Material provided:
## Start
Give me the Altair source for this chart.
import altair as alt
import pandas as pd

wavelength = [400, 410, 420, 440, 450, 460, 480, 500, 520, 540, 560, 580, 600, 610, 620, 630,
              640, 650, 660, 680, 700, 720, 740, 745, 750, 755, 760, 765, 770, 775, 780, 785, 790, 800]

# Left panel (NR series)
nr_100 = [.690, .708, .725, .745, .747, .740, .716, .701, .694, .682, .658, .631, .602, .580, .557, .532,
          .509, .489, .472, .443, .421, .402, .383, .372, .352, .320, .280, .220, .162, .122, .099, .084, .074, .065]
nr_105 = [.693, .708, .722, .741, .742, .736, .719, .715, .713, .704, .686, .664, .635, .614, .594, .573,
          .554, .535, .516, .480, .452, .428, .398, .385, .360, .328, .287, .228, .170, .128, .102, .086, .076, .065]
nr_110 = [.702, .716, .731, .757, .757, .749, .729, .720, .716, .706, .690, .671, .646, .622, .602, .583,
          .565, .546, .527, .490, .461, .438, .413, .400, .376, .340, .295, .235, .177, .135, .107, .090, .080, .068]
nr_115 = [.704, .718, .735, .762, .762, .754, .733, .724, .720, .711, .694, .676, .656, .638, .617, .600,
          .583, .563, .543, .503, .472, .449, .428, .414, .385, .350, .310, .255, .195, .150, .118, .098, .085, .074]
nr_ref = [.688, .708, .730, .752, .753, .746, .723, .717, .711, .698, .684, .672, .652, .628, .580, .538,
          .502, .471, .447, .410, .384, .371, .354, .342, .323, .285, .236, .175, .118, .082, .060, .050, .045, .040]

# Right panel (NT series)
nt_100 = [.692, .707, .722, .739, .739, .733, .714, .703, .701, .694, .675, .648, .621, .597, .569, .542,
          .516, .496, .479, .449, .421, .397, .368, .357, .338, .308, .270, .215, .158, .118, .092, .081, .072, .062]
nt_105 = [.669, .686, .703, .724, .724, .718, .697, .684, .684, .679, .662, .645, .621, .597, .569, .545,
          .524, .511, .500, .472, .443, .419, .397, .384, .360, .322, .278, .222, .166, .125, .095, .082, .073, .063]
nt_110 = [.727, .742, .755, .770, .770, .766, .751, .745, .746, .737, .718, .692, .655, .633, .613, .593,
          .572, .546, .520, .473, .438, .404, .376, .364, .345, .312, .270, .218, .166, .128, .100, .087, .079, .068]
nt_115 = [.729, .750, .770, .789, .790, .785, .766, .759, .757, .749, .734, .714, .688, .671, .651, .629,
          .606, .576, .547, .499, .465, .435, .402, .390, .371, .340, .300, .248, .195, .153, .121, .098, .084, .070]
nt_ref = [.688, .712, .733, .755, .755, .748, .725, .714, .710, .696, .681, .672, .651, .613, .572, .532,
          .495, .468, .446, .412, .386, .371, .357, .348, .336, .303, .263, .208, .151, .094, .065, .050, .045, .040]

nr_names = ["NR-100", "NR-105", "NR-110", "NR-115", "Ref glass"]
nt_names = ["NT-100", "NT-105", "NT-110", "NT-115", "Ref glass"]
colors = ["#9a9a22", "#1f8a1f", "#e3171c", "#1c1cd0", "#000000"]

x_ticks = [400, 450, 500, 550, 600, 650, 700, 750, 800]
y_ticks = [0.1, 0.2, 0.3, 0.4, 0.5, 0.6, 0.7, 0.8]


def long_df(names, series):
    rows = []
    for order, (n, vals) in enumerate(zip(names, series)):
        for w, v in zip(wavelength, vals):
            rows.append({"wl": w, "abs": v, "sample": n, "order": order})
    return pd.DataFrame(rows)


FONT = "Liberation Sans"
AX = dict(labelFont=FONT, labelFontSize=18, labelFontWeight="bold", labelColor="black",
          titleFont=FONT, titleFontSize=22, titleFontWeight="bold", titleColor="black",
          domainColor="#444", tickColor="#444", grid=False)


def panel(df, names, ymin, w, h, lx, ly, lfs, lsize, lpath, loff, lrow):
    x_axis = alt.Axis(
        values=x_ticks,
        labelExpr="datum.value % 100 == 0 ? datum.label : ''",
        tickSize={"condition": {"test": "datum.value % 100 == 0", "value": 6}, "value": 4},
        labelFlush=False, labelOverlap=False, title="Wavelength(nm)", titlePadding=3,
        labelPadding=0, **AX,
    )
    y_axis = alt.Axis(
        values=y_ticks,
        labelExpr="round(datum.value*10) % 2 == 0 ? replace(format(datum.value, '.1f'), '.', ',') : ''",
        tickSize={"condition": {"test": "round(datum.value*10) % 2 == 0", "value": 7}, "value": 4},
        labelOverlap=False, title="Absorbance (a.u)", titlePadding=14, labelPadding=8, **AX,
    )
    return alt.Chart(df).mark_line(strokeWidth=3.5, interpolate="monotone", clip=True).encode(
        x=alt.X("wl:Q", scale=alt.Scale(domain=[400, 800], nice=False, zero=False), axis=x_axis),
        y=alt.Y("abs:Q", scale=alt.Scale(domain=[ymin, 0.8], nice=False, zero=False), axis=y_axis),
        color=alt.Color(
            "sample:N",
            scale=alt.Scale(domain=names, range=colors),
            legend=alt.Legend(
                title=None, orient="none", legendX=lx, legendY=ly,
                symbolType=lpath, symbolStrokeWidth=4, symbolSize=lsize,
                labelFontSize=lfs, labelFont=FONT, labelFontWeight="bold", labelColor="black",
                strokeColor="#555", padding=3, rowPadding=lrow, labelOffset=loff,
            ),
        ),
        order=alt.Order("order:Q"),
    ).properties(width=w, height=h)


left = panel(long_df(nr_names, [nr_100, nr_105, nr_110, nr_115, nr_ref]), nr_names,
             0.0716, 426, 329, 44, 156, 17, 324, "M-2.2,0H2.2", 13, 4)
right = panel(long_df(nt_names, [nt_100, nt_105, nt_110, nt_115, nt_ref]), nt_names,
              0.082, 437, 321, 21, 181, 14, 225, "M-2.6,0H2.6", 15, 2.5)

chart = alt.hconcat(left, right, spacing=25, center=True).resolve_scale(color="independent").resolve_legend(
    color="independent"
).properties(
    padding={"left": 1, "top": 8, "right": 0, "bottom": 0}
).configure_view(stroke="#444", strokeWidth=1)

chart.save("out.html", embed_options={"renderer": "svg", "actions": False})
## End
## Start
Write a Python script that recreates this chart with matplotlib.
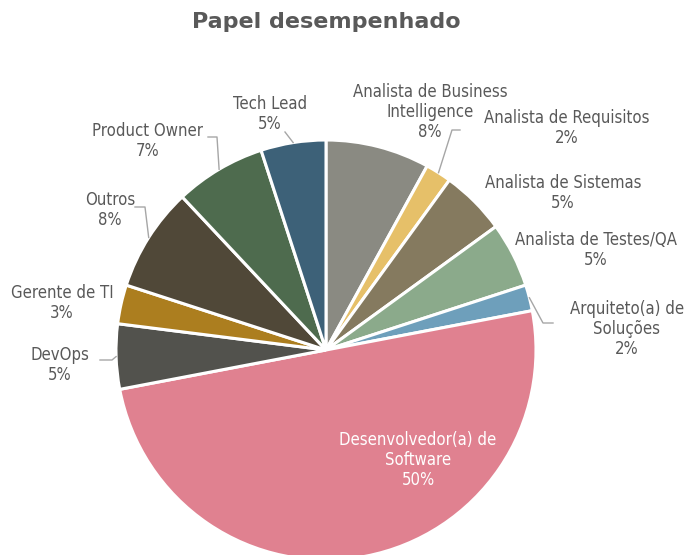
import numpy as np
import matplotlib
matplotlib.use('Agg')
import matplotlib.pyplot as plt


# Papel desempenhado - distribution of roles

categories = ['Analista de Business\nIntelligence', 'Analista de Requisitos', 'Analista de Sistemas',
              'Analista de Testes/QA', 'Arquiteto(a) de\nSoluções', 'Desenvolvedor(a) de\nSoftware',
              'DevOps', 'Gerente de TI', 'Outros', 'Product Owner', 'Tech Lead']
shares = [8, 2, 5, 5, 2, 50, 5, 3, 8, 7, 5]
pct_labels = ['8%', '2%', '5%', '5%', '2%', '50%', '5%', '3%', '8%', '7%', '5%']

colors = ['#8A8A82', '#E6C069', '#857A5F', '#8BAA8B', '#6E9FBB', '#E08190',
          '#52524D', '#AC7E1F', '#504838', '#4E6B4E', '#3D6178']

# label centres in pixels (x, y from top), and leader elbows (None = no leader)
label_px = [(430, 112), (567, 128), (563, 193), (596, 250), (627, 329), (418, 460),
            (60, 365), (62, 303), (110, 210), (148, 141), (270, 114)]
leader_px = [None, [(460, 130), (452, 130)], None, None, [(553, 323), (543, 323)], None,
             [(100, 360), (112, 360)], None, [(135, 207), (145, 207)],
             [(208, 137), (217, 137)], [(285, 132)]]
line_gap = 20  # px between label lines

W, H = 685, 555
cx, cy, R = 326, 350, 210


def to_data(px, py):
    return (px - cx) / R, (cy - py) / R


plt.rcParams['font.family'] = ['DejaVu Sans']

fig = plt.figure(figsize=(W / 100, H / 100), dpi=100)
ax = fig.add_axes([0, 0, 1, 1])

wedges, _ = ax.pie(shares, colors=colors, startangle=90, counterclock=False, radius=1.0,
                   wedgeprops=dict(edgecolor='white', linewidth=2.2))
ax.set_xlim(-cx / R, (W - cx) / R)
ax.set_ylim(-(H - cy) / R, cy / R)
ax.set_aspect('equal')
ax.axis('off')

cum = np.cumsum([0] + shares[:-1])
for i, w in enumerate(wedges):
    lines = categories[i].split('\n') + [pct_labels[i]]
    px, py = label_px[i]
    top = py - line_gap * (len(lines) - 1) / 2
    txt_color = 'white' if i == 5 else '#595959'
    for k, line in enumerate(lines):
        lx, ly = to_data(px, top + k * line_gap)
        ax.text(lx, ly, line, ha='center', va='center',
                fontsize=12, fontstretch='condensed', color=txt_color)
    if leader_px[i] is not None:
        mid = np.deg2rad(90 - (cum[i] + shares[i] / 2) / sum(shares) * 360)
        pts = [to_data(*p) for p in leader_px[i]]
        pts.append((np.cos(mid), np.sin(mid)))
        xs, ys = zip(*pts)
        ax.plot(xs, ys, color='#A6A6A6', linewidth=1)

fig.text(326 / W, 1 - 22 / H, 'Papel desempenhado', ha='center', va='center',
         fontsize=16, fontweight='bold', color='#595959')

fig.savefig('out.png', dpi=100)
## End
## Start
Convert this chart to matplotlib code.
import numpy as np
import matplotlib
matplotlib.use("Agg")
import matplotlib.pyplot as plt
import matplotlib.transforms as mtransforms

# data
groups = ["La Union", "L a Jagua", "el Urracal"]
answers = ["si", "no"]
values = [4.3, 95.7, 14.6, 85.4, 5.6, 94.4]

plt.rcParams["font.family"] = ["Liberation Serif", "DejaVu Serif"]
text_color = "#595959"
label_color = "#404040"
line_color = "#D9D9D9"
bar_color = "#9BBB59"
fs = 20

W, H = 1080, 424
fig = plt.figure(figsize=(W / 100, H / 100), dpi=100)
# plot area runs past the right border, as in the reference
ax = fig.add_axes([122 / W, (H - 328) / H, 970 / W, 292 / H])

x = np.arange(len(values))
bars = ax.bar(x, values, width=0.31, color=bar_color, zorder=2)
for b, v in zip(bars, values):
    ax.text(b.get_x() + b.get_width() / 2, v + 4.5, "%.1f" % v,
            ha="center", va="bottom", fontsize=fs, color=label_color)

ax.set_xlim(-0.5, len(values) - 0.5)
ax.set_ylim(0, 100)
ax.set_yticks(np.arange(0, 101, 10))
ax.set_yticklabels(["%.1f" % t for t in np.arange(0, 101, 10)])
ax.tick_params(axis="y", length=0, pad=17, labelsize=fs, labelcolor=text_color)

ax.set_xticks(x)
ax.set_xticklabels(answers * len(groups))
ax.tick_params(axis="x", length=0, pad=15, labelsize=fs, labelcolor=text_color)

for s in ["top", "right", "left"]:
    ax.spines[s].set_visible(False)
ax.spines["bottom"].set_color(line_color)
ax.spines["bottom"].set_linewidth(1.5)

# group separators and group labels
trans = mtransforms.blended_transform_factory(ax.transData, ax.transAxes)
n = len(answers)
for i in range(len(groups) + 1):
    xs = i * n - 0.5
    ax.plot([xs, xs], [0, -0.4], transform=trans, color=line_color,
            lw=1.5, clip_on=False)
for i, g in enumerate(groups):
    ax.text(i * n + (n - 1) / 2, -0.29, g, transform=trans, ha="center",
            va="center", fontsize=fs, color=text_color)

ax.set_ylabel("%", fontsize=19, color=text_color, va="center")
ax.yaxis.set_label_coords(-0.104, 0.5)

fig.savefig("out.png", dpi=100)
## End
Your goal:
Copy all lines from the material that contain "matplotlib".

Solution:
Write a Python script that recreates this chart with matplotlib.
import matplotlib
matplotlib.use('Agg')
import matplotlib.pyplot as plt
Convert this chart to matplotlib code.
import matplotlib
matplotlib.use("Agg")
import matplotlib.pyplot as plt
import matplotlib.transforms as mtransforms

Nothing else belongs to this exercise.